Dicevamo lucidi e strazianti perché fa impressione riprendere gli estratti pasoliniani: proprio negli anni in cui tanti intellettuali progressisti discorrevano di concetti vuoti ed astratti, del Che cosa – inaugurando una spaccatura che è poi esplosa ai giorni nostri, per cui gli intellettuali sono diventati una retroguardia conservatrice -, Pasolini urlava solo contro tutti (o quasi) di concentrarsi sul Chi, sui nuovi volti sempre più cattivi dei sottoproletari romani, sugli efferati reati in aumento nelle borgate, sulla crudeltà che iniziava a dilagare, diventando la regola e non più l’eccezione. Guardando gli ultras di oggi è difficile non ripensare a Pasolini, a quegli articoli disperati, a quegli appelli lanciati e strillati, ma caduti nel vuoto. Guardando troppi ultras di oggi è difficile non vedere dei criminali o criminaloidi senza alcun retroterra, vittime non della repressione del sistema ma del tardo-capitalismo, che ha generato mostri.

A proposito di sparare sulla croce rossa, in effetti…

Ai giorni nostri sono molti “ultras” i primi ad aver tradito la propria “missione” o il proprio codice: non intendiamo fare i perbenisti, e dunque non ci riferiamo certo alla violenza in sé o allo scontro, che è un aspetto imprescindibile del movimento (anche se, ci permettiamo di aggiungere, a determinate condizioni, insomma secondo delle regole non scritte ma note a tutti). Parliamo invece della corruzione, di legami sempre più stretti con le società che diventano occasione di facili guadagni – leggasi bagarinaggio –  ma soprattutto delle infiltrazioni mafiose e criminali che sono diventate la norma e non più l’eccezione. Tutti noi abbiamo visto l’inchiesta di Report, che ci ha portato all’interno della curva bianconera, diventata terra (desertica) di conquista di ‘ndrangheta e mafia. Ma potremmo citare tanti altri casi in cui i padroni della curva sfruttano e prosciugano l’immaginario ultras per piegarlo ai propri interessi.
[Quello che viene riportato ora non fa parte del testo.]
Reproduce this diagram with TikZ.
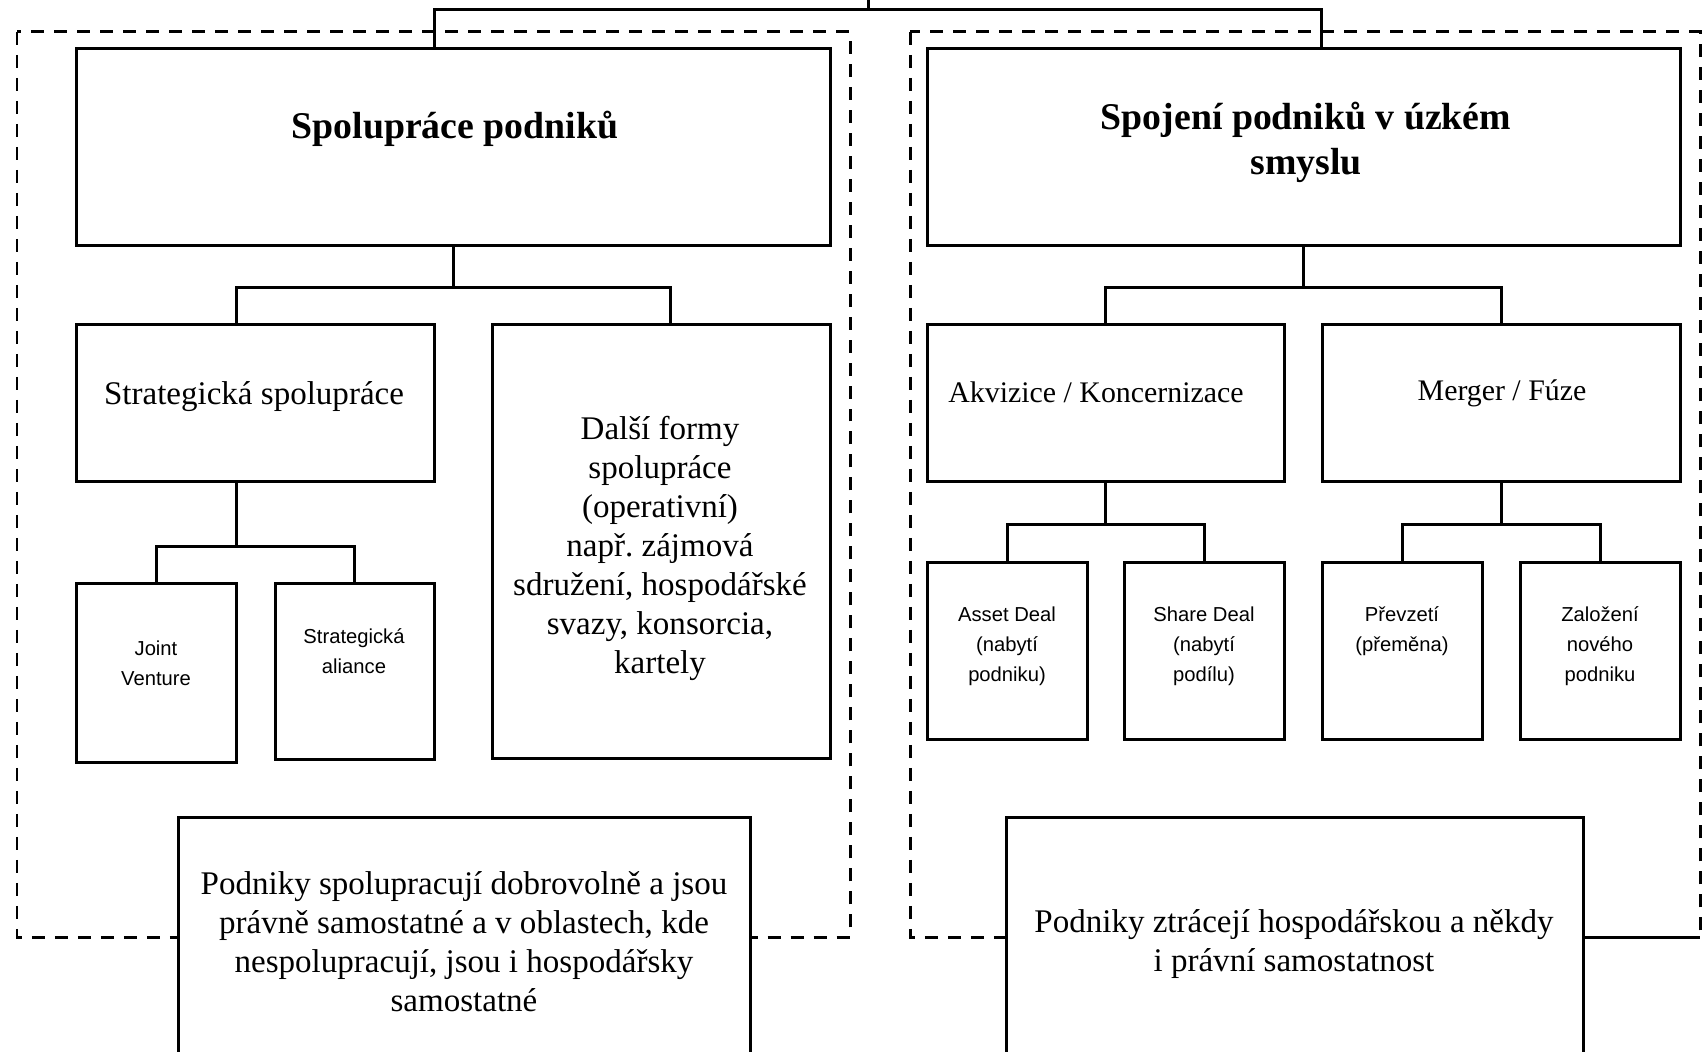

“Ma la regola riguardante la massa, cioè i milioni di giovani italiani, è la regola della degradazione. E a Roma, appunto, lo è in modo intollerabile. Guardate le facce dei due fratelli Carlino (che hanno assassinato un automobilista, per ragioni di traffico, massacrandolo e spaccandogli la testa sopra l’asfalto). Non vedrete le orribili, pallide, sfigurate sbavanti facce di due assassini: ma vedrete le facce dell’intera gioventù popolare romana. A Torpignattara – dove i due sono nati e vissuti – ormai la maggioranza dei giovani è come loro”. (Pier Paolo Pasolini, «Corriere della Sera, 9 settembre 1975)

Scriviamo da Roma, dalla degna capitale d’Italia: non intendiamo generalizzare facendo un torto a tante realtà complesse, ma per quanto riguarda questa città il mutamento antropologico allo stadio è stato evidente e feroce. Basta vederli in volto, come diceva Pasolini, per comprendere la portata del cambiamento epocale avvenuto nel nostro Paese negli ultimi decenni: perdonateci se risultiamo un po’ lombrosiani, ma è sufficiente osservare qualche “vecchio” documentario sui primi anni del movimento ultras per notare la differenza. Anche nei gruppi maggiori e più rispettati spesso a comandare erano dei “pischelli” – come si dice da queste parti – assolutamente normali, con volti espressivi, sinceri e soprattutto non ancora segnati: gli stessi ragazzi che oggi magari iniziano da adolescenti a vestirsi casual, che hanno la camera tappezzata di adesivi della curva e ne ripetono a pappagallo gli slogan, non rendendosi conto che il loro amore sincero diventa manovalanza per dei criminali a tutti gli effetti.